Sky-High Airfares Become 'New Normal' As Jet Fuel Crisis Reshapes Travel
Fuel prices surge amid US-Iran conflict, impacting travel costs and airline operations.

With the US-Iran conflict showing no signs of resolution, fuel prices continue to surge. Motorists are feeling the pinch, and airlines are also being forced to raise air fares and scrap some flights as operating costs climb.
As a result, a new normal is taking shape when it comes to travelling. The rising cost of airfare is pushing some travellers to scale back their plans. While higher-income passengers may absorb the increases, middle- and lower-income travellers are increasingly holding off on long-haul or leisure trips due to soaring costs.
Managing Aviation Industry Amid Oil Crisis
The UK government is attempting to manage the situation as best it can. Energy minister Michael Shanks said authorities are closely monitoring developments and coordinating with airlines, airports and fuel suppliers as tensions in the Middle East continue to impact supply chains, according to The Guardian.
In an exclusive interview, Dr Diane Merians Penaloza, a doctoral lecturer of business at the City University of New York's School of Professional Studies, provided insight into the situation. She believes the strain on jet fuel supply is already significant, particularly in Europe.
'Jet fuel shortage in Europe and in the US is pretty severe,' Penaloza said. 'It's actually more severe in Europe than it is in the US. They're having significantly more issues, to the extent that airlines have started slashing flights.'
Several major carriers are already responding. United Airlines has indicated that fares could rise by as much as 20%, while Lufthansa has warned of potential large-scale cancellations to offset rising fuel costs.
Penaloza explained that multiple pressures are unfolding at once, compounding the situation.
'There are several streams occurring simultaneously,' she said, pointing to disruptions in key energy routes such as the Strait of Hormuz as a major concern affecting global supply.
UAE Policy Shifts, OPEC+ Dynamics Also in Focus
Beyond immediate supply disruptions, broader geopolitical and production dynamics are also influencing prices. Recent developments involving the OPEC and OPEC+ have added further uncertainty to global oil markets, particularly following signals from the United Arab Emirates about adjusting its long-term production strategy.
For Penaloza, these developments are another factor weighing heavily on Europe, where reliance on external energy supplies remains higher than in the United States.

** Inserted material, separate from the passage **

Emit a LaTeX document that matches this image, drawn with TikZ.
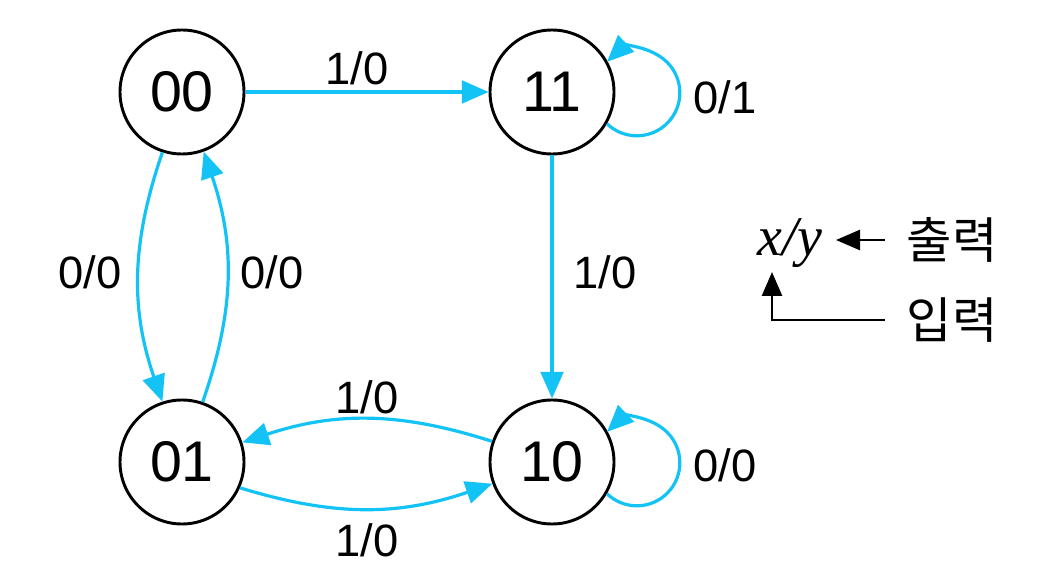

'The UAE's position, combined with current supply pressures, is contributing to rising prices,' she said. 'We're looking at oil levels around $126 (£92.39) a barrel, and there are few signs of that slowing down right now.'
She added that Europe faces additional challenges due to pricing pressures and structural differences in its airline industry.
'The issue for Europe is that its reliance on OPEC is stronger than the US's,' Penaloza explained. 'They're having a harder time managing pricing and flight capacity.'
Preparing for the New Normal
Looking ahead, hopes remain that tensions in the Middle East will ease and stabilise energy markets. However, Penaloza cautioned that a full return to previous price levels is unlikely in the near term.
'Costs will continue to increase incrementally,' she said. 'Once prices reach a level consumers are willing to pay, companies tend to hold them there. That effectively becomes the new baseline.'
She believes that while conditions may eventually improve, any meaningful correction could take years.
'I don't think prices are going to get better in the near term,' Penaloza added. 'We're probably four or five years away from a significant price shift.'
For now, travellers and airlines alike are being forced to adjust. Reduced travel, higher fares and operational changes are already reshaping how people plan trips and how airlines manage routes and capacity. The industry is adapting to what is becoming a prolonged period of elevated costs—one that many now recognise as the new normal.